Given instruction: All of the data should be output character for character, except the pictures.

Collected material:
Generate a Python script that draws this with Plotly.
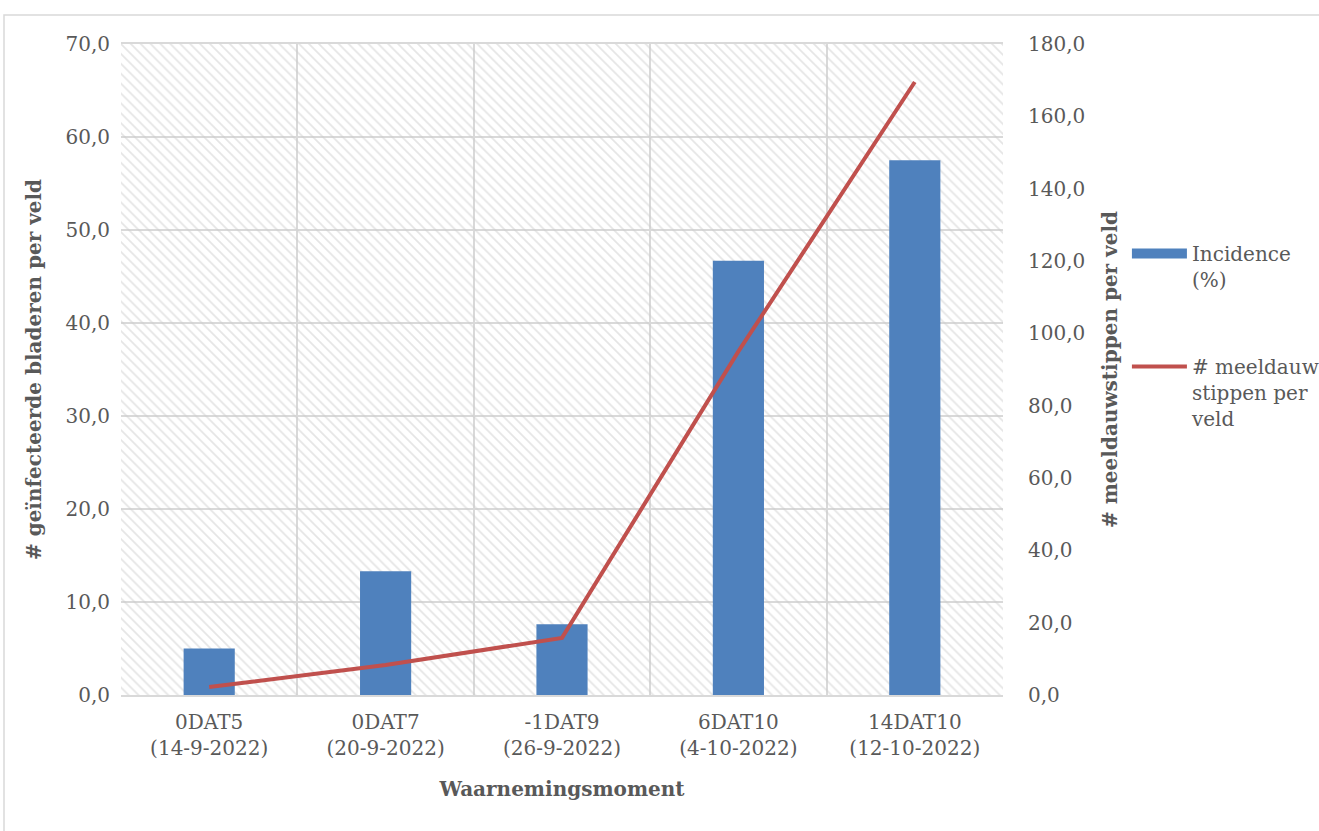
import plotly.graph_objects as go

categories = ["0DAT5<br>(14-9-2022)", "0DAT7<br>(20-9-2022)", "-1DAT9<br>(26-9-2022)",
              "6DAT10<br>(4-10-2022)", "14DAT10<br>(12-10-2022)"]
incidence = [5.0, 13.3, 7.6, 46.7, 57.5]
stippen = [2.2, 8.3, 15.8, 95.0, 169.5]
left_ticks = [0, 10, 20, 30, 40, 50, 60, 70]
right_ticks = [0, 20, 40, 60, 80, 100, 120, 140, 160, 180]

idx = list(range(len(categories)))
lo, hi = idx[0] - 0.5, idx[-1] + 0.5

FONT = "DejaVu Serif"
GREY = "#595959"
BLUE = "#4f81bd"
RED = "#c0504d"
FS = 20

fig = go.Figure()
# hatched plot background
fig.add_trace(go.Scatter(
    x=[lo, hi, hi, lo, lo], y=[0, 0, 1, 1, 0], mode="none", fill="toself",
    fillcolor="rgba(0,0,0,0)",
    fillpattern=dict(shape="\\", fgcolor="#cccccc", bgcolor="rgba(0,0,0,0)", size=7, solidity=0.25),
    xaxis="x", yaxis="y", showlegend=False, hoverinfo="skip"))

fig.add_trace(go.Bar(
    x=idx, y=incidence, name="Incidence<br>(%)", marker=dict(color=BLUE, line=dict(width=0)),
    width=0.29, xaxis="x", yaxis="y2", showlegend=False))
# legend swatch for bars (wide rectangle like the reference)
fig.add_trace(go.Scatter(
    x=[None], y=[None], name="Incidence<br>(%)", mode="lines",
    line=dict(color=BLUE, width=13), xaxis="x", yaxis="y2", legendgroup="a"))
fig.add_trace(go.Scatter(
    x=idx, y=stippen, name="# meeldauw<br>stippen per<br>veld", mode="lines",
    line=dict(color=RED, width=4), xaxis="x", yaxis="y3", legendgroup="b"))

fig.update_layout(
    width=1319, height=831,
    margin=dict(l=121, r=316, t=44, b=136, autoexpand=False),
    paper_bgcolor="white", plot_bgcolor="white",
    font=dict(family=FONT, size=FS, color=GREY),
    showlegend=True,
    legend=dict(x=1.1405, y=0.708, xanchor="left", yanchor="top", valign="top",
                font=dict(family=FONT, size=FS, color=GREY),
                tracegroupgap=58, itemwidth=55, bgcolor="rgba(0,0,0,0)"),
    xaxis=dict(range=[lo, hi], tickvals=idx, ticktext=categories, showgrid=False,
               showline=True, linecolor="#d9d9d9", linewidth=2, zeroline=False,
               ticks="", ticklabelstandoff=8, tickfont=dict(family=FONT, size=FS, color=GREY),
               minor=dict(tick0=lo, dtick=1, showgrid=True, gridcolor="#d9d9d9", gridwidth=2, ticks=""),
               title=dict(text="<b>Waarnemingsmoment</b>", standoff=23,
                          font=dict(family=FONT, size=FS, color=GREY)),
               mirror=True, automargin=False),
    yaxis=dict(range=[0, 1], visible=False, fixedrange=True),
    yaxis2=dict(overlaying="y", side="left", anchor="x", range=[0, 70], tickvals=left_ticks,
                tickformat=".1f", showgrid=True, gridcolor="#d9d9d9", gridwidth=2, zeroline=False,
                showline=False, ticks="", ticklabelstandoff=10, automargin=False,
                tickfont=dict(family=FONT, size=FS, color=GREY),
                title=dict(text="<b># geïnfecteerde bladeren per veld</b>", standoff=18,
                           font=dict(family=FONT, size=FS, color=GREY))),
    yaxis3=dict(overlaying="y", side="right", anchor="x", range=[0, 180], tickvals=right_ticks,
                tickformat=".1f", showgrid=False, zeroline=False, showline=False, ticks="",
                ticklabelstandoff=24, automargin=False,
                tickfont=dict(family=FONT, size=FS, color=GREY),
                title=dict(text="<b># meeldauwstippen per veld</b>", standoff=18,
                           font=dict(family=FONT, size=FS, color=GREY))),
    separators=",.",
    shapes=[dict(type="rect", xref="paper", yref="paper",
                 x0=-117/882, x1=1.4, y0=-140/651, y1=1 + 29/651,
                 line=dict(color="#d9d9d9", width=1.5), fillcolor="rgba(0,0,0,0)", layer="below")],
)

fig.write_html("out.html")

Problem solution:
Generate a Python script that draws this with Plotly.
import plotly.graph_objects as go

categories = ["0DAT5<br>(14-9-2022)", "0DAT7<br>(20-9-2022)", "-1DAT9<br>(26-9-2022)",
              "6DAT10<br>(4-10-2022)", "14DAT10<br>(12-10-2022)"]
incidence = [5.0, 13.3, 7.6, 46.7, 57.5]
stippen = [2.2, 8.3, 15.8, 95.0, 169.5]
left_ticks = [0, 10, 20, 30, 40, 50, 60, 70]
right_ticks = [0, 20, 40, 60, 80, 100, 120, 140, 160, 180]

idx = list(range(len(categories)))
lo, hi = idx[0] - 0.5, idx[-1] + 0.5

FONT = "DejaVu Serif"
GREY = "#595959"
BLUE = "#4f81bd"
RED = "#c0504d"
FS = 20

fig = go.Figure()
# hatched plot background
fig.add_trace(go.Scatter(
    x=[lo, hi, hi, lo, lo], y=[0, 0, 1, 1, 0], mode="none", fill="toself",
    fillcolor="rgba(0,0,0,0)",
    fillpattern=dict(shape="\\", fgcolor="#cccccc", bgcolor="rgba(0,0,0,0)", size=7, solidity=0.25),
    xaxis="x", yaxis="y", showlegend=False, hoverinfo="skip"))

fig.add_trace(go.Bar(
    x=idx, y=incidence, name="Incidence<br>(%)", marker=dict(color=BLUE, line=dict(width=0)),
    width=0.29, xaxis="x", yaxis="y2", showlegend=False))
# legend swatch for bars (wide rectangle like the reference)
fig.add_trace(go.Scatter(
    x=[None], y=[None], name="Incidence<br>(%)", mode="lines",
    line=dict(color=BLUE, width=13), xaxis="x", yaxis="y2", legendgroup="a"))
fig.add_trace(go.Scatter(
    x=idx, y=stippen, name="# meeldauw<br>stippen per<br>veld", mode="lines",
    line=dict(color=RED, width=4), xaxis="x", yaxis="y3", legendgroup="b"))

fig.update_layout(
    width=1319, height=831,
    margin=dict(l=121, r=316, t=44, b=136, autoexpand=False),
    paper_bgcolor="white", plot_bgcolor="white",
    font=dict(family=FONT, size=FS, color=GREY),
    showlegend=True,
    legend=dict(x=1.1405, y=0.708, xanchor="left", yanchor="top", valign="top",
                font=dict(family=FONT, size=FS, color=GREY),
                tracegroupgap=58, itemwidth=55, bgcolor="rgba(0,0,0,0)"),
    xaxis=dict(range=[lo, hi], tickvals=idx, ticktext=categories, showgrid=False,
               showline=True, linecolor="#d9d9d9", linewidth=2, zeroline=False,
               ticks="", ticklabelstandoff=8, tickfont=dict(family=FONT, size=FS, color=GREY),
               minor=dict(tick0=lo, dtick=1, showgrid=True, gridcolor="#d9d9d9", gridwidth=2, ticks=""),
               title=dict(text="<b>Waarnemingsmoment</b>", standoff=23,
                          font=dict(family=FONT, size=FS, color=GREY)),
               mirror=True, automargin=False),
    yaxis=dict(range=[0, 1], visible=False, fixedrange=True),
    yaxis2=dict(overlaying="y", side="left", anchor="x", range=[0, 70], tickvals=left_ticks,
                tickformat=".1f", showgrid=True, gridcolor="#d9d9d9", gridwidth=2, zeroline=False,
                showline=False, ticks="", ticklabelstandoff=10, automargin=False,
                tickfont=dict(family=FONT, size=FS, color=GREY),
                title=dict(text="<b># geïnfecteerde bladeren per veld</b>", standoff=18,
                           font=dict(family=FONT, size=FS, color=GREY))),
    yaxis3=dict(overlaying="y", side="right", anchor="x", range=[0, 180], tickvals=right_ticks,
                tickformat=".1f", showgrid=False, zeroline=False, showline=False, ticks="",
                ticklabelstandoff=24, automargin=False,
                tickfont=dict(family=FONT, size=FS, color=GREY),
                title=dict(text="<b># meeldauwstippen per veld</b>", standoff=18,
                           font=dict(family=FONT, size=FS, color=GREY))),
    separators=",.",
    shapes=[dict(type="rect", xref="paper", yref="paper",
                 x0=-117/882, x1=1.4, y0=-140/651, y1=1 + 29/651,
                 line=dict(color="#d9d9d9", width=1.5), fillcolor="rgba(0,0,0,0)", layer="below")],
)

fig.write_html("out.html")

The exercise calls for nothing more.